January 4, 2006

12: Expectation

I suppose I was in a mood for falling in love when I left for Oxford. My friend Kristine talks about “crowded rooms,” as in “one day you spot a stranger across a crowded room” and everything changes, and I thought this Oxford classroom might be a bit crowded in that sense of the word.

Plus, I suppose, as a single woman, there is always the expectation that if you are going to meet someone (not that you have to, but if you are going to, and it seems right somehow to imagine this happening in your life), it should be now, because time is getting on and all and now we are thirty-three (and who could have ever imagined that we would be thirty-three and single?).

And part of me believed in the mystical and mysterious—and wacky—just enough to think that, as an Austen devotee following in her steps, perhaps she would deign to craft a little romantic comedy of my own, in real life, from beyond the grave (which seems absolutely ridiculous on paper, but there it is). Funny that these little thoughts we barely acknowledge become hopes or beliefs.

And then, of course, my friends were glad to help me ponder the possibility of whirlwind-British-summer-romance while acknowledging its complete innecessity to the outcome of the trip—but wouldn’t it be fabulous, if, you know, you never know when you might meet someone, and I was going to be in England after all—home of Colin Firth in all his shirt-dripping glory. (Except thanks to Bridget Jones we now know that Colin Firth actually lives in Rome, for all his traipsing about the English countryside in movies.)

All that justification to say that, when I left, I hoped for something, and tried to expect nothing.

There was one guy we knew of who seemed acceptably interesting, if American, who was planning to be in Oxford the same week I was, at a program that sounded remarkably similar to the program I had signed up for. He was a friend of Matt’s girlfriend, and Matt is a very good friend of my very good friend Jordan (which sounds confusing but really this connection was simpler than it sounds). Jordan was going to a party at Matt’s, she mentioned that I was getting ready to leave for Oxford, he remembered Jill’s friend… and thus the plotting began.

What we heard from Matt was that this guy, Frederick Kent was his name, was a lawyer (smart!) and very orthodox. That combination among the single Christian population is, as we have established, a bit difficult to find. And he was going to be in Oxford, so he must have some sense of adventure, right? And I determined that he would be good looking, although Matt gave us frustratingly little information about his appearance.

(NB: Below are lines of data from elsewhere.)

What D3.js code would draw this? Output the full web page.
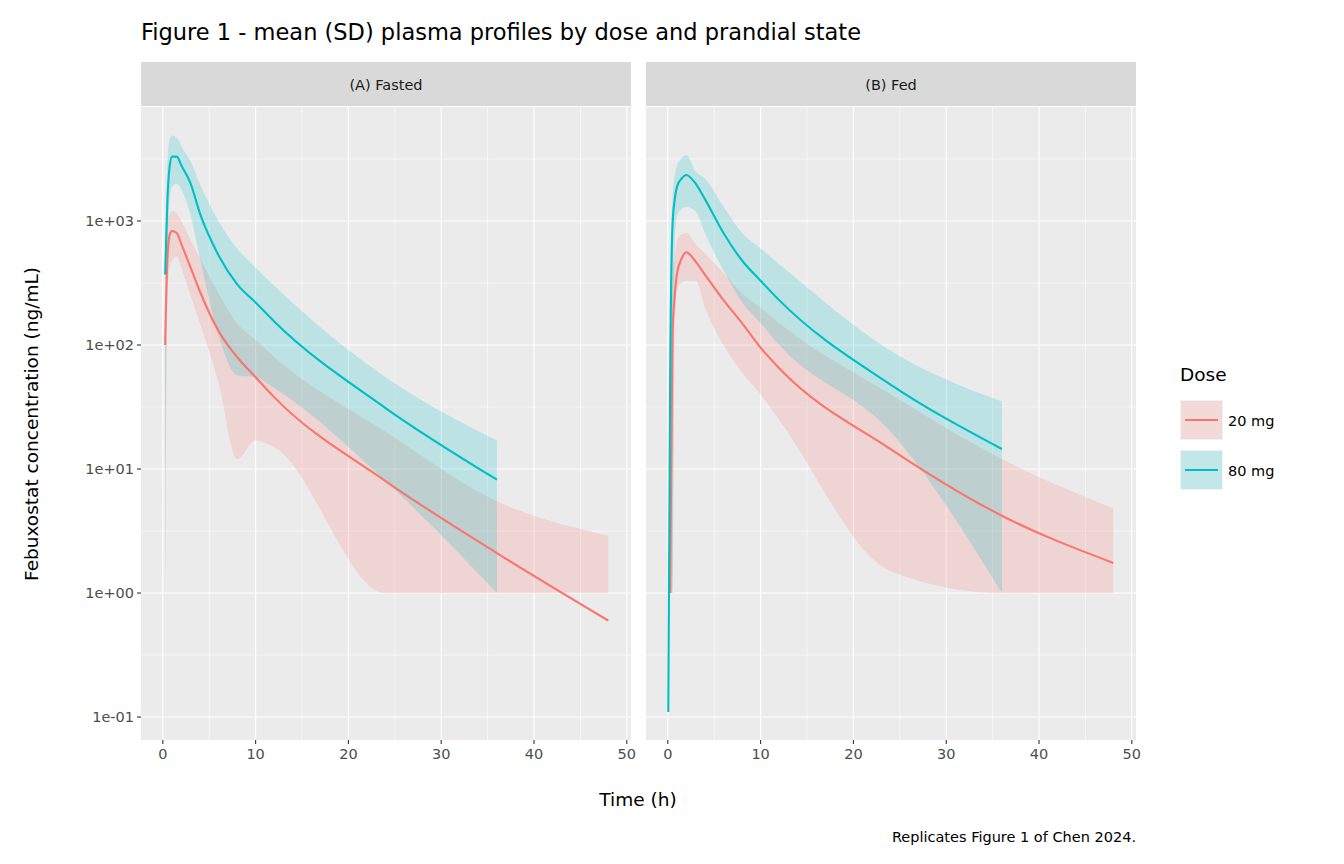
<!DOCTYPE html>
<html><head><meta charset="utf-8">
<script src="https://cdn.jsdelivr.net/npm/d3@7"></script>
<style>body{margin:0;background:#fff}text{font-family:"DejaVu Sans",sans-serif}</style>
</head><body><svg id="c" width="1344" height="864"></svg>
<script>
const panels = ["(A) Fasted", "(B) Fed"];
const doses = ["20 mg", "80 mg"];
const colors = ["#F8766D", "#00BFC4"];
const yTicks = [0.1, 1, 10, 100, 1000];
const yTickLabels = ["1e-01", "1e+00", "1e+01", "1e+02", "1e+03"];
const xTicks = [0, 10, 20, 30, 40, 50];

// Fasted
const tA20 = [0.25,0.5,0.75,1,1.5,2,3,4,6,8,10,12,24,36,48];
const mA20 = [100,500,780,830,800,650,420,270,130,80,55,38,8,2.1,0.6];
const loA20 = [1,250,420,480,520,420,250,150,50,12,17,15,1,1,1];
const hiA20 = [200,900,1150,1200,1150,1000,700,500,260,150,110,80,20,5.5,2.9];
const tA80 = [0.25,0.5,0.75,1,1.5,2,3,4,6,8,10,12,24,36];
const mA80 = [370,1500,2800,3300,3300,2800,2000,1150,530,310,220,155,31,8.2];
const loA80 = [1,600,1500,1900,2000,1800,1100,500,120,57,55,45,8,1];
const hiA80 = [700,3000,4600,4900,4700,4000,3000,2000,1000,600,420,300,55,17];
// Fed
const tB20 = [0.25,0.5,0.75,1,1.5,2,3,4,6,8,10,12,24,36,48];
const mB20 = [1,120,250,380,500,560,470,370,230,150,95,65,14.5,4.2,1.75];
const loB20 = [1,1,120,280,320,330,330,200,100,60,40,25,1.5,1,1];
const hiB20 = [2,300,500,700,780,800,650,550,380,260,200,150,40,12,4.8];
const tB80 = [0.05,0.25,0.5,0.75,1,1.5,2,3,4,6,8,10,12,24,36];
const mB80 = [0.11,50,900,1500,1900,2200,2350,2000,1500,800,480,330,230,48,14.5];
const loB80 = [0.11,1,1,700,1100,1250,1300,1200,800,400,220,150,100,20,1];
const hiB80 = [0.11,200,1500,2300,2800,3200,3400,2500,2200,1300,800,600,450,90,35];

const data = [
  [{t:tA20,m:mA20,lo:loA20,hi:hiA20},{t:tA80,m:mA80,lo:loA80,hi:hiA80}],
  [{t:tB20,m:mB20,lo:loB20,hi:hiB20},{t:tB80,m:mB80,lo:loB80,hi:hiB80}]
];

const svg = d3.select("#c");
const pTop = 107, pBottom = 740, stripTop = 62;
const panelX = [[141,631],[646,1136]];
const y = d3.scaleLog().domain([Math.pow(10,-1.185), Math.pow(10,3.919)]).range([pBottom, pTop]);

svg.append("text").attr("x",141).attr("y",40).attr("font-size",22.5).attr("fill","#000")
  .text("Figure 1 - mean (SD) plasma profiles by dose and prandial state");

panels.forEach((p, i) => {
  const [x0, x1] = panelX[i];
  const x = d3.scaleLinear().domain([-2.35, 50.45]).range([x0, x1]);
  const g = svg.append("g");
  g.append("rect").attr("x",x0).attr("y",pTop).attr("width",x1-x0).attr("height",pBottom-pTop).attr("fill","#EBEBEB");
  [-0.5,0.5,1.5,2.5,3.5].forEach(e => g.append("line").attr("x1",x0).attr("x2",x1)
    .attr("y1",y(Math.pow(10,e))).attr("y2",y(Math.pow(10,e))).attr("stroke","#fff").attr("stroke-width",0.55));
  [5,15,25,35,45].forEach(v => g.append("line").attr("x1",x(v)).attr("x2",x(v))
    .attr("y1",pTop).attr("y2",pBottom).attr("stroke","#fff").attr("stroke-width",0.55));
  yTicks.forEach(v => g.append("line").attr("x1",x0).attr("x2",x1).attr("y1",y(v)).attr("y2",y(v)).attr("stroke","#fff").attr("stroke-width",1.1));
  xTicks.forEach(v => g.append("line").attr("x1",x(v)).attr("x2",x(v)).attr("y1",pTop).attr("y2",pBottom).attr("stroke","#fff").attr("stroke-width",1.1));
  g.append("rect").attr("x",x0).attr("y",stripTop).attr("width",x1-x0).attr("height",pTop-stripTop-1).attr("fill","#D9D9D9");
  g.append("text").attr("x",(x0+x1)/2).attr("y",(stripTop+pTop)/2+5).attr("text-anchor","middle").attr("font-size",14.5).attr("fill","#1A1A1A").text(p);
  data[i].forEach((s, k) => {
    const pts = s.t.map((t,j)=>({t, m:s.m[j], lo:s.lo[j], hi:s.hi[j]}));
    g.append("path").datum(pts).attr("fill",colors[k]).attr("fill-opacity",0.2)
      .attr("d", d3.area().x(d=>x(d.t)).y0(d=>y(d.lo)).y1(d=>y(d.hi)).curve(d3.curveMonotoneX));
  });
  data[i].forEach((s, k) => {
    const pts = s.t.map((t,j)=>({t, m:s.m[j]}));
    g.append("path").datum(pts).attr("fill","none").attr("stroke",colors[k]).attr("stroke-width",2.1)
      .attr("d", d3.line().x(d=>x(d.t)).y(d=>y(d.m)).curve(d3.curveMonotoneX));
  });
  xTicks.forEach(v => {
    g.append("line").attr("x1",x(v)).attr("x2",x(v)).attr("y1",pBottom).attr("y2",pBottom+4).attr("stroke","#333").attr("stroke-width",1.1);
    g.append("text").attr("x",x(v)).attr("y",pBottom+19).attr("text-anchor","middle").attr("font-size",14.5).attr("fill","#4D4D4D").text(v);
  });
  if (i === 0) {
    yTicks.forEach((v,j) => {
      g.append("line").attr("x1",x0-4).attr("x2",x0).attr("y1",y(v)).attr("y2",y(v)).attr("stroke","#333").attr("stroke-width",1.1);
      g.append("text").attr("x",x0-7).attr("y",y(v)+5).attr("text-anchor","end").attr("font-size",14.5).attr("fill","#4D4D4D").text(yTickLabels[j]);
    });
  }
});

svg.append("text").attr("x",638).attr("y",806).attr("text-anchor","middle").attr("font-size",18.5).text("Time (h)");
svg.append("text").attr("transform","translate(38,424) rotate(-90)").attr("text-anchor","middle").attr("font-size",18.5).text("Febuxostat concentration (ng/mL)");
svg.append("text").attr("x",1136).attr("y",842).attr("text-anchor","end").attr("font-size",14.5).text("Replicates Figure 1 of Chen 2024.");

svg.append("text").attr("x",1180).attr("y",381).attr("font-size",18.5).text("Dose");
doses.forEach((d,k) => {
  const yy = 400 + k*50;
  svg.append("rect").attr("x",1180).attr("y",yy).attr("width",43).attr("height",40).attr("fill","#F2F2F2");
  svg.append("rect").attr("x",1181).attr("y",yy+1).attr("width",41).attr("height",38).attr("fill",colors[k]).attr("fill-opacity",0.2);
  svg.append("line").attr("x1",1185).attr("x2",1218).attr("y1",yy+20).attr("y2",yy+20).attr("stroke",colors[k]).attr("stroke-width",2.1);
  svg.append("text").attr("x",1228).attr("y",yy+26).attr("font-size",14.5).text(d);
});
</script></body></html>
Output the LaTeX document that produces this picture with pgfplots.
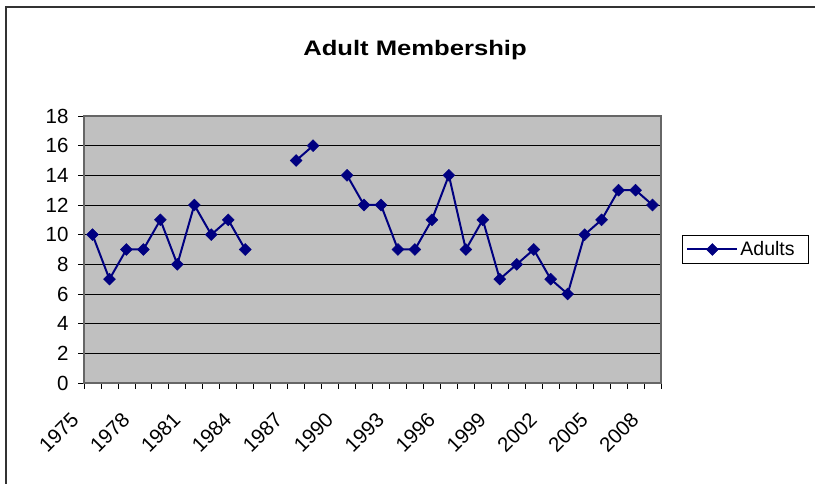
\documentclass[border=0pt]{standalone}
\usepackage{fontspec}
\setmainfont{Liberation Sans}
\usepackage{pgfplots}
\pgfplotsset{compat=1.18}
\definecolor{cNavy}{HTML}{000080}
\definecolor{cPlot}{HTML}{C0C0C0}
\newcommand\lbl{\fontsize{19.5bp}{22bp}\selectfont}
\newcommand\tck{\fontsize{20.5bp}{23bp}\selectfont}

\begin{document}
\begin{tikzpicture}[x=1bp, y=1bp]
% outer chart frame (right and bottom edges fall outside the picture)
\draw[line width=2bp, black!80] (6,0) -- (6,477) -- (815,477);
\node[anchor=base, font=\bfseries\fontsize{21bp}{24bp}\selectfont, xscale=1.22] at (415,428) {Adult Membership};

\begin{axis}[
  at={(84bp,101bp)}, anchor=south west,
  scale only axis, width=577bp, height=267bp,
  xmin=1974.5, xmax=2008.5, ymin=0, ymax=18,
  axis background/.style={fill=cPlot},
  axis line style={line width=1.5bp, draw=black!60},
  ymajorgrids, grid style={black, line width=0.9bp},
  ytick={0,2,...,18},
  xtick={1975,1978,...,2008},
  minor xtick={1974.5,1975.5,...,2008.5},
  tick align=outside, xtick pos=bottom, ytick pos=left,
  major tick length=6bp, minor tick length=6bp,
  x tick style={draw=none}, minor x tick style={draw=black, line width=0.8bp},
  y tick style={draw=black, line width=0.8bp},
  /pgf/number format/assume math mode=true,
  xticklabel style={/pgf/number format/1000 sep={}, font=\tck, xshift=-15bp, yshift=-25bp, rotate=45, anchor=east},
  yticklabel style={font=\tck, xshift=-6bp},
  unbounded coords=jump,
  legend style={at={(1,0.5)}, anchor=west, xshift=21bp, draw=black, line width=0.8bp,
    font=\lbl, inner xsep=4bp, inner ysep=4.5bp},
  legend cell align=left,
  legend image code/.code={\draw[#1, mark repeat=2, mark phase=2] plot coordinates {(0bp,0bp) (25bp,0bp) (50bp,0bp)};},
]
\addplot[color=cNavy, line width=2bp, mark=square*, mark size=4.2bp,
  mark options={rotate=45, fill=cNavy, draw=cNavy, line width=0.5bp}] coordinates {
  (1975,10) (1976,7) (1977,9) (1978,9) (1979,11) (1980,8) (1981,12) (1982,10)
  (1983,11) (1984,9) (1985,nan) (1986,nan) (1987,15) (1988,16) (1989,nan)
  (1990,14) (1991,12) (1992,12) (1993,9) (1994,9) (1995,11) (1996,14) (1997,9)
  (1998,11) (1999,7) (2000,8) (2001,9) (2002,7) (2003,6) (2004,10) (2005,11)
  (2006,13) (2007,13) (2008,12)};
\legend{Adults\hspace*{8bp}}
\end{axis}
\pgfresetboundingbox
\path[use as bounding box] (0,0) rectangle (817,484);
\end{tikzpicture}
\end{document}
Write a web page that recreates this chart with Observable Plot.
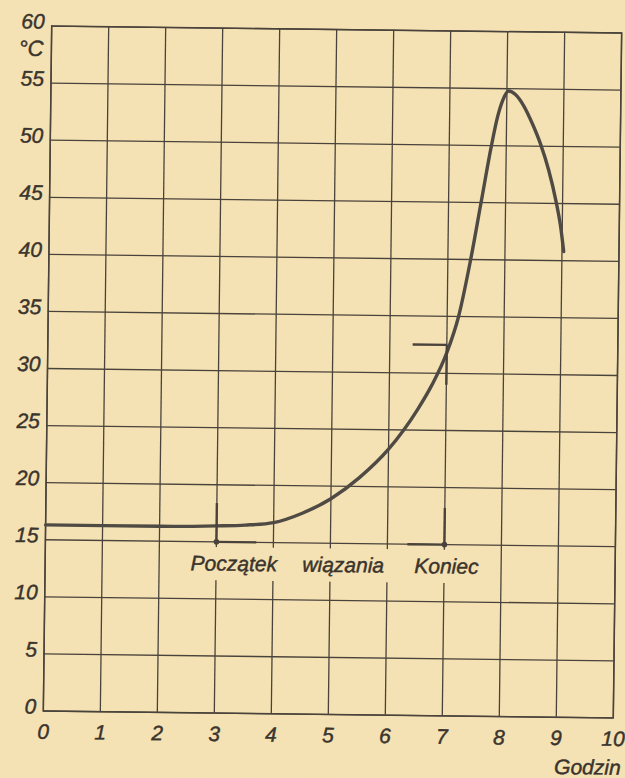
<!DOCTYPE html>
<html><head><meta charset="utf-8">
<script src="https://cdn.jsdelivr.net/npm/d3@7"></script>
<script src="https://cdn.jsdelivr.net/npm/@observablehq/plot@0.6"></script>
<style>
html,body{margin:0;padding:0;background:#f5e2b4;}
#chart{width:625px;height:778px;overflow:hidden;}
#chart svg{display:block;overflow:visible;transform:rotate(0.7deg);transform-origin:332px 371px;}
#chart svg text{stroke:#3a342d;stroke-width:0.45px;}
</style></head><body><div id="chart"></div>
<script>
// Temperature of setting cement (°C) vs time (hours)
const hours = [0, 1, 2, 3, 3.5, 4, 4.5, 5, 5.5, 6, 6.5, 6.75, 7, 7.2, 7.4, 7.57, 7.74, 7.84, 7.93, 8.03, 8.15, 8.3, 8.45, 8.6, 8.75, 8.88, 8.97, 9.03];
const temps = [16.3, 16.3, 16.3, 16.4, 16.5, 16.75, 17.6, 18.9, 20.8, 23.3, 26.8, 29.0, 31.8, 35.0, 40.0, 45.0, 50.0, 52.5, 54.0, 54.8, 54.5, 53.5, 52.0, 50.2, 47.9, 45.3, 43.0, 40.8];

const xTicks = [0, 1, 2, 3, 4, 5, 6, 7, 8, 9, 10];
const yTicks = [0, 5, 10, 15, 20, 25, 30, 35, 40, 45, 50, 55, 60];
const xLabel = "Godzin";
const yUnit = "°C";

const labelTexts = ["Początek", "wiązania", "Koniec"];
const labelXs = [3.31, 5.23, 7.04];
const labelYs = [13.07, 13.07, 13.07];

// marker segments: start of setting (x=3) and end of setting (x=7)
const segX1 = [3, 3, 7, 6.35, 6.4, 7];
const segY1 = [18.4, 15, 18.2, 15, 32.5, 32.5];
const segX2 = [3, 3.7, 7, 7, 7, 7];
const segY2 = [15, 15, 15, 15, 32.5, 29.0];
const dotXs = [3, 7];
const dotYs = [15, 15];

// paper strip behind the labels
const stripX = [2.45, 7.75];
const stripY = [11.6, 14.5];

const paper = "#f5e2b4";
const ink = "#4a433b";
const textInk = "#3a342d";

const segs = segX1.map((d, i) => ({x1: d, y1: segY1[i], x2: segX2[i], y2: segY2[i]}));
const dots = dotXs.map((d, i) => ({x: d, y: dotYs[i]}));
const curve = hours.map((h, i) => ({h, t: temps[i]}));
const labels = labelTexts.map((t, i) => ({t, x: labelXs[i], y: labelYs[i]}));

const chart = Plot.plot({
  width: 625,
  height: 778,
  marginLeft: 47,
  marginRight: 8,
  marginTop: 29,
  marginBottom: 64,
  style: {background: paper, fontFamily: "'Liberation Sans', Arial, sans-serif", fontStyle: "italic", color: textInk},
  x: {domain: [0, 10]},
  y: {domain: [0, 60]},
  marks: [
    Plot.gridX(xTicks, {stroke: ink, strokeOpacity: 1, strokeWidth: 1.3}),
    Plot.gridY(yTicks, {stroke: ink, strokeOpacity: 1, strokeWidth: 1.3}),
    Plot.rect([{}], {x1: stripX[0], x2: stripX[1], y1: stripY[0], y2: stripY[1], fill: paper}),
    Plot.frame({stroke: ink, strokeWidth: 1.5}),
    Plot.axisX(xTicks, {tickSize: 0, tickPadding: 13, fontSize: 21, label: null, fill: textInk}),
    Plot.axisY(yTicks, {tickSize: 0, tickPadding: 7, fontSize: 21, label: null, dy: -4, fill: textInk}),
    Plot.text([yUnit], {x: 0, y: 60, dx: -8, dy: 23, textAnchor: "end", fontSize: 22, fill: textInk}),
    Plot.text([xLabel], {x: 10, y: 0, dx: 8, dy: 50, textAnchor: "end", fontSize: 21, fill: textInk}),
    Plot.line(curve, {x: "h", y: "t", curve: "monotone-x", stroke: "#4f4a44", strokeWidth: 3.4}),
    Plot.link(segs, {x1: "x1", y1: "y1", x2: "x2", y2: "y2", stroke: ink, strokeWidth: 2.4}),
    Plot.dot(dots, {x: "x", y: "y", r: 2.8, fill: ink}),
    Plot.text(labels, {x: "x", y: "y", text: "t", fontSize: 21, fill: textInk, letterSpacing: "1px"})
  ]
});
document.getElementById("chart").appendChild(chart);
</script>
</body></html>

So as I packed I wondered exactly what Frederick Kent might be like, and just how much potential he might have. And when my father dropped me off at the airport at an insanely early hour for my 8:10 AM international flight, I wandered through the airport picking out guys—the incredibly good-looking guy I would never have a chance with, the business traveler with a big belly, the Buddhist monk, the devout Muslim with his wife and children, the gawky teenager with his MP3 player—looking at them and thinking, “Ah, Frederick Kent!” and having a little laugh at their expense (or perhaps my own).